▶ _TASK PROMPT_: Look below and pull out each line with the word "this".

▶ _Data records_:

******

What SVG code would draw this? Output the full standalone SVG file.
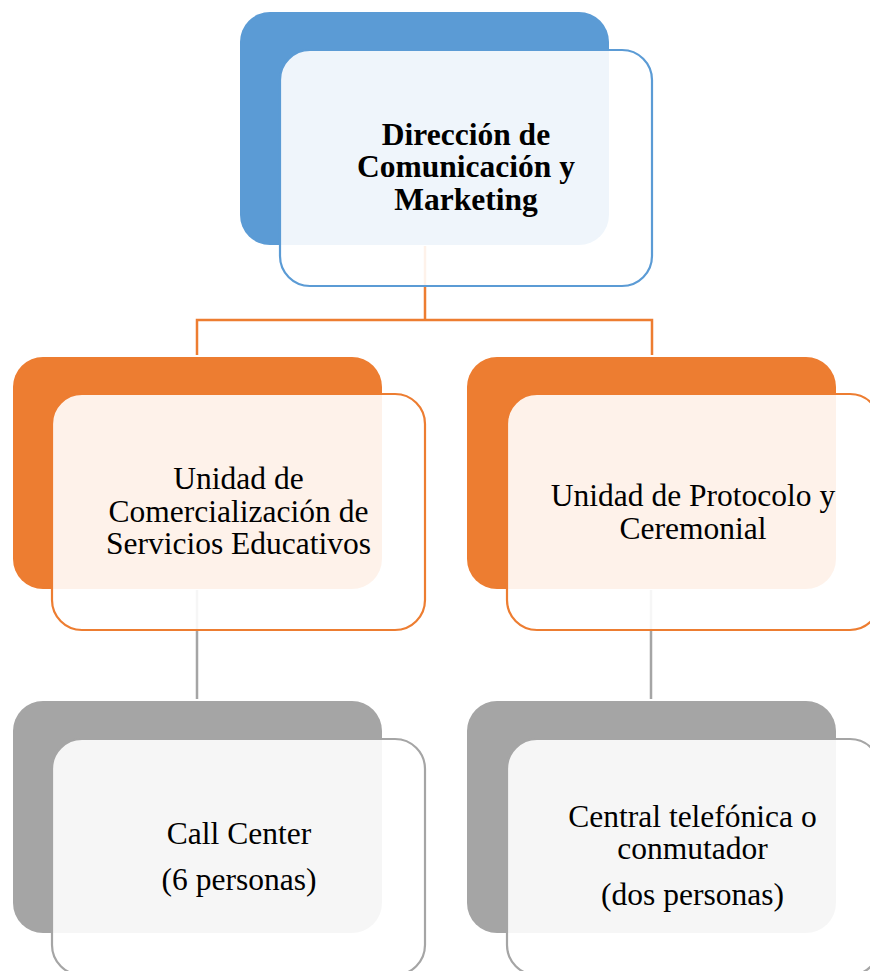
<svg xmlns="http://www.w3.org/2000/svg" width="870" height="971" viewBox="0 0 870 971">
  <style>
    .back { stroke: none; }
    .front { fill: #ffffff; fill-opacity: 0.9; stroke-width: 2.2; }
    .blue .back { fill: #5B9BD5; }
    .blue .front { stroke: #5B9BD5; }
    .orange .back { fill: #ED7D31; }
    .orange .front { stroke: #ED7D31; }
    .gray .back { fill: #A5A5A5; }
    .gray .front { stroke: #A5A5A5; }
    .label { font-family: "Liberation Serif", "Times New Roman", serif; font-size: 31.5px; fill: #000; text-anchor: middle; }
    .bold { font-weight: bold; }
    .conn { fill: none; stroke-width: 2.5; }
  </style>

  <!-- connectors (drawn first so the translucent card faces soften them) -->
  <g id="connectors">
    <path class="conn" stroke="#ED7D31" d="M425 246 V320 M197 355 V320 H652 V355"/>
    <path class="conn" stroke="#A5A5A5" d="M197 590 V699 M651 590 V699"/>
  </g>

  <!-- top level -->
  <g id="node-direccion" class="blue">
    <rect class="back" x="240" y="12" width="369" height="233" rx="30"/>
    <rect class="front" x="280" y="50" width="372" height="236" rx="30"/>
    <text class="label bold" x="466" y="145">Dirección de</text>
    <text class="label bold" x="466" y="177">Comunicación y</text>
    <text class="label bold" x="466" y="210">Marketing</text>
  </g>

  <!-- second level -->
  <g id="node-comercializacion" class="orange">
    <rect class="back" x="13" y="357" width="369" height="232" rx="30"/>
    <rect class="front" x="52" y="394" width="373" height="236" rx="30"/>
    <text class="label" x="238.5" y="489">Unidad de</text>
    <text class="label" x="238.5" y="522">Comercialización de</text>
    <text class="label" x="238.5" y="554">Servicios Educativos</text>
  </g>

  <g id="node-protocolo" class="orange">
    <rect class="back" x="467" y="357" width="369" height="232" rx="30"/>
    <rect class="front" x="507" y="394" width="373" height="236" rx="30"/>
    <text class="label" x="693" y="506">Unidad de Protocolo y</text>
    <text class="label" x="693" y="539">Ceremonial</text>
  </g>

  <!-- third level -->
  <g id="node-callcenter" class="gray">
    <rect class="back" x="13" y="701" width="369" height="232" rx="30"/>
    <rect class="front" x="52" y="739" width="373" height="236" rx="30"/>
    <text class="label" x="239" y="844">Call Center</text>
    <text class="label" x="239" y="890">(6 personas)</text>
  </g>

  <g id="node-central" class="gray">
    <rect class="back" x="467" y="701" width="369" height="232" rx="30"/>
    <rect class="front" x="507" y="739" width="373" height="236" rx="30"/>
    <text class="label" x="692.5" y="827">Central telefónica o</text>
    <text class="label" x="692.5" y="859">conmutador</text>
    <text class="label" x="692.5" y="905">(dos personas)</text>
  </g>
</svg>
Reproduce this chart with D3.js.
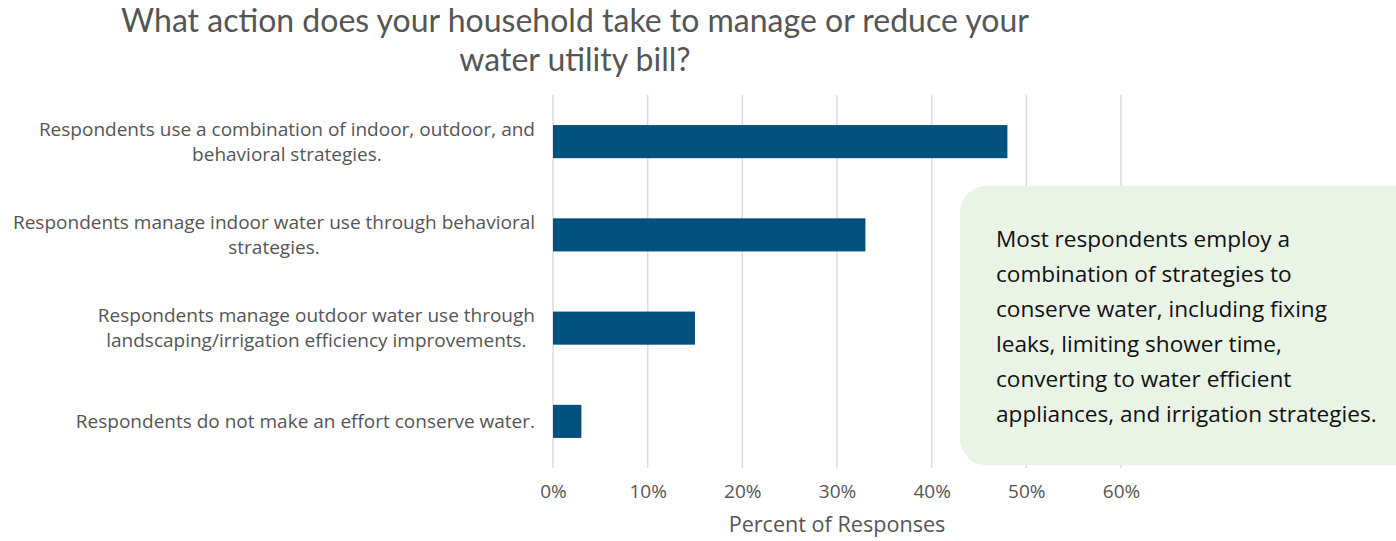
<!DOCTYPE html>
<html>
<head>
<meta charset="utf-8">
<script src="https://cdn.jsdelivr.net/npm/d3@7"></script>
<style>
  html, body { margin: 0; padding: 0; background: #fff; }
  svg { display: block; }
</style>
</head>
<body>
<svg id="chart" width="1396" height="541"></svg>
<script>
// ---- Data ----
const titleLines = ["What action does your household take to manage or reduce your", "water utility bill?"];
const categories = [
  ["Respondents use a combination of indoor, outdoor, and", "behavioral strategies."],
  ["Respondents manage indoor water use through behavioral", "strategies."],
  ["Respondents manage outdoor water use through", "landscaping/irrigation efficiency improvements."],
  ["Respondents do not make an effort conserve water."]
];
const values = [48, 33, 15, 3];
const xTicks = [0, 10, 20, 30, 40, 50, 60];
const xAxisTitle = "Percent of Responses";
const noteLines = [
  "Most respondents employ a",
  "combination of strategies to",
  "conserve water, including fixing",
  "leaks, limiting shower time,",
  "converting to water efficient",
  "appliances, and irrigation strategies."
];

// ---- Layout ----
const TFONT = "Lato, 'Open Sans', sans-serif";
const FONT = "'Open Sans', sans-serif";
const svg = d3.select("#chart");
const plotLeft = 553, plotRight = 1121, plotTop = 95, plotBottom = 468;

const x = d3.scaleLinear().domain([0, 60]).range([plotLeft, plotRight]);
const y = d3.scaleBand().domain(d3.range(categories.length)).range([plotTop, plotBottom])
  .paddingInner(0.645).paddingOuter(0.3225);

// Title
svg.append("text")
  .attr("x", 575).attr("y", 32)
  .attr("text-anchor", "middle")
  .attr("font-family", TFONT).attr("font-size", 32).attr("fill", "#555")
  .selectAll("tspan").data(titleLines).join("tspan")
  .attr("x", 575).attr("dy", (d, i) => i === 0 ? 0 : 39)
  .text(d => d);

// Gridlines
svg.append("g").selectAll("line").data(xTicks).join("line")
  .attr("x1", d => x(d)).attr("x2", d => x(d))
  .attr("y1", plotTop).attr("y2", plotBottom)
  .attr("stroke", "#dcdcdc").attr("stroke-width", 1.5);

// Bars
svg.append("g").selectAll("rect").data(values).join("rect")
  .attr("x", x(0)).attr("y", (d, i) => y(i))
  .attr("width", d => x(d) - x(0)).attr("height", y.bandwidth())
  .attr("fill", "#02527d");

// Category labels (multi-line block, lines centered, block right-aligned)
const lineH = 25;
const labelG = svg.append("g").attr("font-family", FONT).attr("font-size", 19).attr("fill", "#555");
categories.forEach((lines, i) => {
  const cy = y(i) + y.bandwidth() / 2;
  const t = labelG.append("text").attr("text-anchor", "middle");
  const startY = cy - (lines.length - 1) * lineH / 2 + 6.5;
  lines.forEach((l, j) => {
    t.append("tspan").attr("x", 0).attr("y", startY + j * lineH).text(l);
  });
  const widths = [];
  t.selectAll("tspan").each(function() { widths.push(this.getComputedTextLength()); });
  const w = d3.max(widths);
  const cx = 535 - w / 2;
  t.selectAll("tspan").attr("x", cx);
});

// X axis
const xAxis = d3.axisBottom(x).tickValues(xTicks).tickFormat(d => d + "%").tickSize(0).tickPadding(0);
const ax = svg.append("g").attr("transform", `translate(0,${plotBottom + 16})`).call(xAxis);
ax.select(".domain").remove();
ax.selectAll("text").attr("font-family", FONT).attr("font-size", 19).attr("fill", "#555").attr("dy", "0.71em");

svg.append("text")
  .attr("x", x(30)).attr("y", 532)
  .attr("text-anchor", "middle")
  .attr("font-family", FONT).attr("font-size", 21.6).attr("fill", "#555")
  .text(xAxisTitle);

// Annotation box
svg.append("rect")
  .attr("x", 960).attr("y", 186).attr("width", 470).attr("height", 279)
  .attr("rx", 26).attr("ry", 26)
  .attr("fill", "#e9f3e6");

svg.append("text")
  .attr("font-family", FONT).attr("font-size", 22.6).attr("fill", "#111")
  .selectAll("tspan").data(noteLines).join("tspan")
  .attr("x", 996).attr("y", (d, i) => 247 + i * 35)
  .text(d => d);
</script>
</body>
</html>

******

▶ _PROBLEM SOLUTION_:
What SVG code would draw this? Output the full standalone SVG file.
Reproduce this chart with D3.js.
  t.selectAll("tspan").each(function() { widths.push(this.getComputedTextLength()); });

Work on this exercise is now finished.